> _Task statement_: Extract the lines of the material below, beginning with the first and ending with the line that holds "(0,0) rectangle (1080,519);". Skip every picture.

> _Supplied information_:
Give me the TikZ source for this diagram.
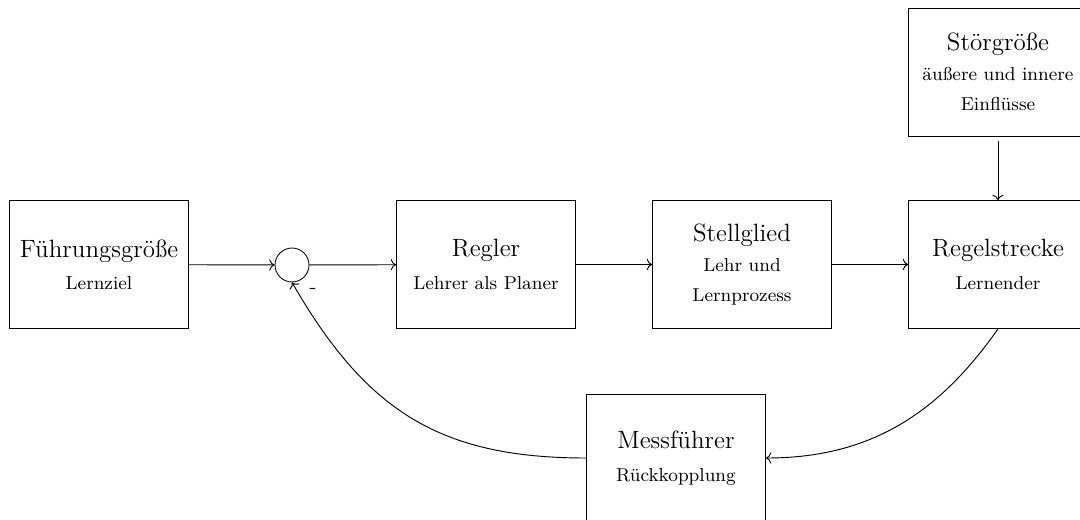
\documentclass[tikz,border=0pt]{standalone}
\usetikzlibrary{arrows.meta}
\begin{document}
\begin{tikzpicture}[x=0.48pt,y=0.48pt,
  block/.style={draw, minimum width=85.9pt, minimum height=61.4pt,
                align=center, font=\small, inner sep=3pt},
  sumpoint/.style={draw, circle, minimum size=16.3pt, inner sep=0pt},
  flow/.style={->, line width=0.45pt}]
\useasboundingbox (0,0) rectangle (1080,519);

% control loop blocks
\node[block] (fuehrung) at (99,254.5) {{\large Führungsgröße}\\[4.5pt] Lernziel};
\node[sumpoint] (sum) at (292,254) {};
\node[block] (regler) at (486,254.5) {{\large Regler}\\[4.5pt] Lehrer als Planer};
\node[block] (stell) at (742,254.5) {{\large Stellglied}\\[3.5pt] Lehr und\\[3.4pt] Lernprozess};
\node[block] (strecke) at (998,254.5) {{\large Regelstrecke}\\[4.5pt] Lernender};
\node[block] (stoer) at (998,447) {{\large Störgröße}\\[3.5pt] äußere und innere\\[3.4pt] Einflüsse};
\node[block] (mess) at (676,61) {{\large Messführer}\\[4.5pt] Rückkopplung};
\node (minus) at (313,228) {-};

% forward path
\draw[flow] (fuehrung) -- (sum);
\draw[flow] (sum) -- (regler);
\draw[flow] (regler) -- (stell);
\draw[flow] (stell) -- (strecke);
\draw[flow, shorten <=2pt] (stoer) -- (strecke);

% feedback path
\draw[flow] (strecke.south) to[out=-125, in=0] (mess.east);
\draw[flow] (mess.west) to[out=180, in=-60, looseness=1.1] (sum.south);
\end{tikzpicture}
\end{document}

> _Full response_:
Give me the TikZ source for this diagram.
\documentclass[tikz,border=0pt]{standalone}
\usetikzlibrary{arrows.meta}
\begin{document}
\begin{tikzpicture}[x=0.48pt,y=0.48pt,
  block/.style={draw, minimum width=85.9pt, minimum height=61.4pt,
                align=center, font=\small, inner sep=3pt},
  sumpoint/.style={draw, circle, minimum size=16.3pt, inner sep=0pt},
  flow/.style={->, line width=0.45pt}]
\useasboundingbox (0,0) rectangle (1080,519);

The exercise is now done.